▶ **Raw data**
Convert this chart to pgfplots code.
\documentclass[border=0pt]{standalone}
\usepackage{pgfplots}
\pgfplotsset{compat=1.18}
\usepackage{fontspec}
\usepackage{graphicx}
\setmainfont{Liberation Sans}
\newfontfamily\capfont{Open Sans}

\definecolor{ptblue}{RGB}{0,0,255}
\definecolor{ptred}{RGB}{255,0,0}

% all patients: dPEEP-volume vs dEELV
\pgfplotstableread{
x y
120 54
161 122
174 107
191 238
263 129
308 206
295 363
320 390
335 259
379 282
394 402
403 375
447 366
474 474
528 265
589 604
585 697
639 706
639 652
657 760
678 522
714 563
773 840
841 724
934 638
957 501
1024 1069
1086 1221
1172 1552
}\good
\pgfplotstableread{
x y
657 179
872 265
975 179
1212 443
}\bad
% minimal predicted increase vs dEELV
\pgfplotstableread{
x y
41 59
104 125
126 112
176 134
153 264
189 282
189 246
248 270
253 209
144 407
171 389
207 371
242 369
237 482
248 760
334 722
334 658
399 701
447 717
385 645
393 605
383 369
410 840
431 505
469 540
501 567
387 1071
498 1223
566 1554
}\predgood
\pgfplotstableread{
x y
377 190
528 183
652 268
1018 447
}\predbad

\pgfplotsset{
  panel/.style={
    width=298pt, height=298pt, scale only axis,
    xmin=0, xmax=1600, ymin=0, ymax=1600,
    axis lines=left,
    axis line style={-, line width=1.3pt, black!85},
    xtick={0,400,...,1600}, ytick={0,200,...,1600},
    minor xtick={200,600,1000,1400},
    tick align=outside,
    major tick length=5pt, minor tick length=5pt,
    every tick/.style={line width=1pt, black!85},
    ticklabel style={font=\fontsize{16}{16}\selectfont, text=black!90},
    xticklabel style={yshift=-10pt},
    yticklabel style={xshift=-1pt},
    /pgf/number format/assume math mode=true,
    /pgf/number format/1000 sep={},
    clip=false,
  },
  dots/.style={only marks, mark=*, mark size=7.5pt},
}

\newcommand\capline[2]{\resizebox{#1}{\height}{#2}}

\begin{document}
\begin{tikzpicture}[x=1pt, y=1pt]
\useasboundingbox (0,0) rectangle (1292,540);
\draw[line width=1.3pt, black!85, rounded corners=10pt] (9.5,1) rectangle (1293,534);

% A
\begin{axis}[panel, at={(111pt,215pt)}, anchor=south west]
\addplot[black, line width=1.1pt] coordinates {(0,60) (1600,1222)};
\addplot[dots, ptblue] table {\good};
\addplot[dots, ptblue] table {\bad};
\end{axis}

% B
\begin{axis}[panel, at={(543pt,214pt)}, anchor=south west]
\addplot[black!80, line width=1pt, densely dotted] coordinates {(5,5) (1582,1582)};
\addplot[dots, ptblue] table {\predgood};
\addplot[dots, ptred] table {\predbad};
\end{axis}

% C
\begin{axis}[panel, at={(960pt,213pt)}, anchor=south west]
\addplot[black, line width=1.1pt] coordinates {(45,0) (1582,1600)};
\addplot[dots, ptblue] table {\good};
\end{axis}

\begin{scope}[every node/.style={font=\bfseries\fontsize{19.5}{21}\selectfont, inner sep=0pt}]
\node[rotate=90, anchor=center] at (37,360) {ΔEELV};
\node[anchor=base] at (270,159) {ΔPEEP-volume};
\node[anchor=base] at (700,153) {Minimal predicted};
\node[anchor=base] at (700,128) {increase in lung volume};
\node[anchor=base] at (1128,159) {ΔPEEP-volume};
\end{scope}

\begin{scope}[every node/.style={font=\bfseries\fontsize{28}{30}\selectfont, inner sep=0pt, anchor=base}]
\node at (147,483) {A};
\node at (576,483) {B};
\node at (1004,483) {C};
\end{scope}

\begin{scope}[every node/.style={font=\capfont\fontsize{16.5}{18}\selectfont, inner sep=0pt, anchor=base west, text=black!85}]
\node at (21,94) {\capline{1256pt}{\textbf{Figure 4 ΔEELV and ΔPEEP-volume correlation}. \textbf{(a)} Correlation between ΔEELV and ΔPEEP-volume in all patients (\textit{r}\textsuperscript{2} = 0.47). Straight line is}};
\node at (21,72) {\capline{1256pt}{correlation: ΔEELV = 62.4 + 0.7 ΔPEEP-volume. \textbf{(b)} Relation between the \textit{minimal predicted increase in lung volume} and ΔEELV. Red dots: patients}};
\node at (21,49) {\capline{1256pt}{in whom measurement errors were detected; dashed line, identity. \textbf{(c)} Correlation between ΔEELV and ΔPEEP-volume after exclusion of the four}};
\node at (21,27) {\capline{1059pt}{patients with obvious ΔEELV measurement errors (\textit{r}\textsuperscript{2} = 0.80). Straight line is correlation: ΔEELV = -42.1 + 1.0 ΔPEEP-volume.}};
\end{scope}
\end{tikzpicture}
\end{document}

▶ **Set problem**
Copy all of the material word for word.

▶ **The response**
Convert this chart to pgfplots code.
\documentclass[border=0pt]{standalone}
\usepackage{pgfplots}
\pgfplotsset{compat=1.18}
\usepackage{fontspec}
\usepackage{graphicx}
\setmainfont{Liberation Sans}
\newfontfamily\capfont{Open Sans}

\definecolor{ptblue}{RGB}{0,0,255}
\definecolor{ptred}{RGB}{255,0,0}

% all patients: dPEEP-volume vs dEELV
\pgfplotstableread{
x y
120 54
161 122
174 107
191 238
263 129
308 206
295 363
320 390
335 259
379 282
394 402
403 375
447 366
474 474
528 265
589 604
585 697
639 706
639 652
657 760
678 522
714 563
773 840
841 724
934 638
957 501
1024 1069
1086 1221
1172 1552
}\good
\pgfplotstableread{
x y
657 179
872 265
975 179
1212 443
}\bad
% minimal predicted increase vs dEELV
\pgfplotstableread{
x y
41 59
104 125
126 112
176 134
153 264
189 282
189 246
248 270
253 209
144 407
171 389
207 371
242 369
237 482
248 760
334 722
334 658
399 701
447 717
385 645
393 605
383 369
410 840
431 505
469 540
501 567
387 1071
498 1223
566 1554
}\predgood
\pgfplotstableread{
x y
377 190
528 183
652 268
1018 447
}\predbad

\pgfplotsset{
  panel/.style={
    width=298pt, height=298pt, scale only axis,
    xmin=0, xmax=1600, ymin=0, ymax=1600,
    axis lines=left,
    axis line style={-, line width=1.3pt, black!85},
    xtick={0,400,...,1600}, ytick={0,200,...,1600},
    minor xtick={200,600,1000,1400},
    tick align=outside,
    major tick length=5pt, minor tick length=5pt,
    every tick/.style={line width=1pt, black!85},
    ticklabel style={font=\fontsize{16}{16}\selectfont, text=black!90},
    xticklabel style={yshift=-10pt},
    yticklabel style={xshift=-1pt},
    /pgf/number format/assume math mode=true,
    /pgf/number format/1000 sep={},
    clip=false,
  },
  dots/.style={only marks, mark=*, mark size=7.5pt},
}

\newcommand\capline[2]{\resizebox{#1}{\height}{#2}}

\begin{document}
\begin{tikzpicture}[x=1pt, y=1pt]
\useasboundingbox (0,0) rectangle (1292,540);
\draw[line width=1.3pt, black!85, rounded corners=10pt] (9.5,1) rectangle (1293,534);

% A
\begin{axis}[panel, at={(111pt,215pt)}, anchor=south west]
\addplot[black, line width=1.1pt] coordinates {(0,60) (1600,1222)};
\addplot[dots, ptblue] table {\good};
\addplot[dots, ptblue] table {\bad};
\end{axis}

% B
\begin{axis}[panel, at={(543pt,214pt)}, anchor=south west]
\addplot[black!80, line width=1pt, densely dotted] coordinates {(5,5) (1582,1582)};
\addplot[dots, ptblue] table {\predgood};
\addplot[dots, ptred] table {\predbad};
\end{axis}

% C
\begin{axis}[panel, at={(960pt,213pt)}, anchor=south west]
\addplot[black, line width=1.1pt] coordinates {(45,0) (1582,1600)};
\addplot[dots, ptblue] table {\good};
\end{axis}

\begin{scope}[every node/.style={font=\bfseries\fontsize{19.5}{21}\selectfont, inner sep=0pt}]
\node[rotate=90, anchor=center] at (37,360) {ΔEELV};
\node[anchor=base] at (270,159) {ΔPEEP-volume};
\node[anchor=base] at (700,153) {Minimal predicted};
\node[anchor=base] at (700,128) {increase in lung volume};
\node[anchor=base] at (1128,159) {ΔPEEP-volume};
\end{scope}

\begin{scope}[every node/.style={font=\bfseries\fontsize{28}{30}\selectfont, inner sep=0pt, anchor=base}]
\node at (147,483) {A};
\node at (576,483) {B};
\node at (1004,483) {C};
\end{scope}

\begin{scope}[every node/.style={font=\capfont\fontsize{16.5}{18}\selectfont, inner sep=0pt, anchor=base west, text=black!85}]
\node at (21,94) {\capline{1256pt}{\textbf{Figure 4 ΔEELV and ΔPEEP-volume correlation}. \textbf{(a)} Correlation between ΔEELV and ΔPEEP-volume in all patients (\textit{r}\textsuperscript{2} = 0.47). Straight line is}};
\node at (21,72) {\capline{1256pt}{correlation: ΔEELV = 62.4 + 0.7 ΔPEEP-volume. \textbf{(b)} Relation between the \textit{minimal predicted increase in lung volume} and ΔEELV. Red dots: patients}};
\node at (21,49) {\capline{1256pt}{in whom measurement errors were detected; dashed line, identity. \textbf{(c)} Correlation between ΔEELV and ΔPEEP-volume after exclusion of the four}};
\node at (21,27) {\capline{1059pt}{patients with obvious ΔEELV measurement errors (\textit{r}\textsuperscript{2} = 0.80). Straight line is correlation: ΔEELV = -42.1 + 1.0 ΔPEEP-volume.}};
\end{scope}
\end{tikzpicture}
\end{document}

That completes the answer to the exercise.